======== Data block
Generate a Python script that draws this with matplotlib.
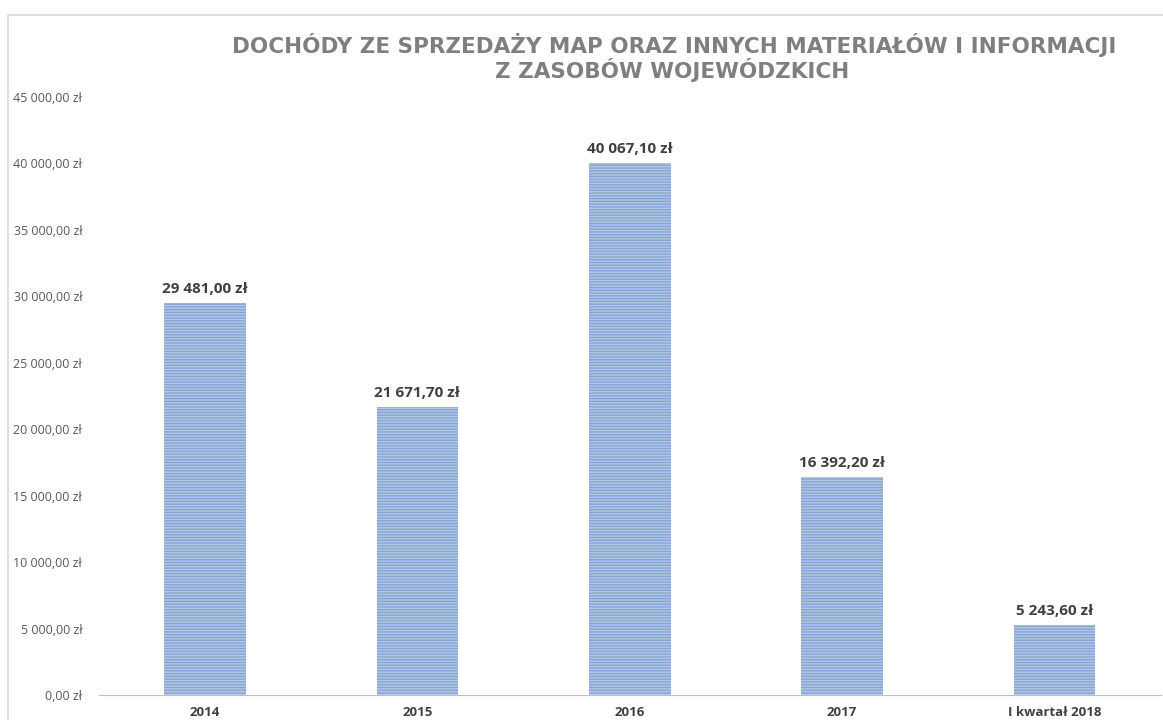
import matplotlib
matplotlib.use("Agg")
import matplotlib.pyplot as plt
from matplotlib.patches import Rectangle

plt.rcParams['font.family'] = ['Open Sans', 'DejaVu Sans']
plt.rcParams['hatch.linewidth'] = 1.0

# Dane
kategorie = ["2014", "2015", "2016", "2017", "I kwartał 2018"]
dochody = [29481.00, 21671.70, 40067.10, 16392.20, 5243.60]
etykiety = ["29 481,00 zł", "21 671,70 zł", "40 067,10 zł", "16 392,20 zł", "5 243,60 zł"]
y_ticks = [0, 5000, 10000, 15000, 20000, 25000, 30000, 35000, 40000, 45000]
y_labels = ["0,00 zł", "5 000,00 zł", "10 000,00 zł", "15 000,00 zł", "20 000,00 zł",
            "25 000,00 zł", "30 000,00 zł", "35 000,00 zł", "40 000,00 zł", "45 000,00 zł"]

fig = plt.figure(figsize=(11.63, 7.2), dpi=100)
ax = fig.add_axes([0.085, 0.0347, 0.913, 0.8306])

# ramka wykresu
fig.patches.append(Rectangle((8 / 1163, -0.1), 1.2, 1 - 15 / 720 + 0.1,
                             transform=fig.transFigure, fill=False,
                             edgecolor='#d9d9d9', linewidth=1.2))

x = range(len(kategorie))
ax.bar(x, dochody, width=0.385, color='#b3c7e6', edgecolor='#86a4d4',
       hatch='------', linewidth=0)

for i, (v, t) in enumerate(zip(dochody, etykiety)):
    ax.annotate(t, (i, v), xytext=(0, 5), textcoords='offset points',
                ha='center', va='bottom', fontsize=11, fontweight='bold', color='#404040')

ax.set_xlim(-0.5, 4.5)
ax.set_ylim(0, 45000)
ax.set_yticks(y_ticks)
ax.set_yticklabels(y_labels, fontsize=9, color='#595959')
ax.set_xticks(list(x))
ax.set_xticklabels(kategorie, fontsize=9.5, fontweight='bold', color='#404040')
ax.tick_params(axis='both', length=0)
ax.tick_params(axis='y', pad=12)
ax.tick_params(axis='x', pad=8)

for s in ['top', 'right', 'left']:
    ax.spines[s].set_visible(False)
ax.spines['bottom'].set_color('#bfbfbf')

fig.text(0.580, 0.938, "DOCHÓDY ZE SPRZEDAŻY MAP ORAZ INNYCH MATERIAŁÓW I INFORMACJI",
         ha='center', va='center', fontsize=15.5, fontweight='bold', color='#7f7f7f',
         family='DejaVu Sans')
fig.text(0.578, 0.903, "Z ZASOBÓW WOJEWÓDZKICH",
         ha='center', va='center', fontsize=15.5, fontweight='bold', color='#7f7f7f',
         family='DejaVu Sans')

fig.savefig("out.png", dpi=100)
================
### Work instructions
Omit any images, then output the listing exactly.

### Output
Generate a Python script that draws this with matplotlib.
import matplotlib
matplotlib.use("Agg")
import matplotlib.pyplot as plt
from matplotlib.patches import Rectangle

plt.rcParams['font.family'] = ['Open Sans', 'DejaVu Sans']
plt.rcParams['hatch.linewidth'] = 1.0

# Dane
kategorie = ["2014", "2015", "2016", "2017", "I kwartał 2018"]
dochody = [29481.00, 21671.70, 40067.10, 16392.20, 5243.60]
etykiety = ["29 481,00 zł", "21 671,70 zł", "40 067,10 zł", "16 392,20 zł", "5 243,60 zł"]
y_ticks = [0, 5000, 10000, 15000, 20000, 25000, 30000, 35000, 40000, 45000]
y_labels = ["0,00 zł", "5 000,00 zł", "10 000,00 zł", "15 000,00 zł", "20 000,00 zł",
            "25 000,00 zł", "30 000,00 zł", "35 000,00 zł", "40 000,00 zł", "45 000,00 zł"]

fig = plt.figure(figsize=(11.63, 7.2), dpi=100)
ax = fig.add_axes([0.085, 0.0347, 0.913, 0.8306])

# ramka wykresu
fig.patches.append(Rectangle((8 / 1163, -0.1), 1.2, 1 - 15 / 720 + 0.1,
                             transform=fig.transFigure, fill=False,
                             edgecolor='#d9d9d9', linewidth=1.2))

x = range(len(kategorie))
ax.bar(x, dochody, width=0.385, color='#b3c7e6', edgecolor='#86a4d4',
       hatch='------', linewidth=0)

for i, (v, t) in enumerate(zip(dochody, etykiety)):
    ax.annotate(t, (i, v), xytext=(0, 5), textcoords='offset points',
                ha='center', va='bottom', fontsize=11, fontweight='bold', color='#404040')

ax.set_xlim(-0.5, 4.5)
ax.set_ylim(0, 45000)
ax.set_yticks(y_ticks)
ax.set_yticklabels(y_labels, fontsize=9, color='#595959')
ax.set_xticks(list(x))
ax.set_xticklabels(kategorie, fontsize=9.5, fontweight='bold', color='#404040')
ax.tick_params(axis='both', length=0)
ax.tick_params(axis='y', pad=12)
ax.tick_params(axis='x', pad=8)

for s in ['top', 'right', 'left']:
    ax.spines[s].set_visible(False)
ax.spines['bottom'].set_color('#bfbfbf')

fig.text(0.580, 0.938, "DOCHÓDY ZE SPRZEDAŻY MAP ORAZ INNYCH MATERIAŁÓW I INFORMACJI",
         ha='center', va='center', fontsize=15.5, fontweight='bold', color='#7f7f7f',
         family='DejaVu Sans')
fig.text(0.578, 0.903, "Z ZASOBÓW WOJEWÓDZKICH",
         ha='center', va='center', fontsize=15.5, fontweight='bold', color='#7f7f7f',
         family='DejaVu Sans')

fig.savefig("out.png", dpi=100)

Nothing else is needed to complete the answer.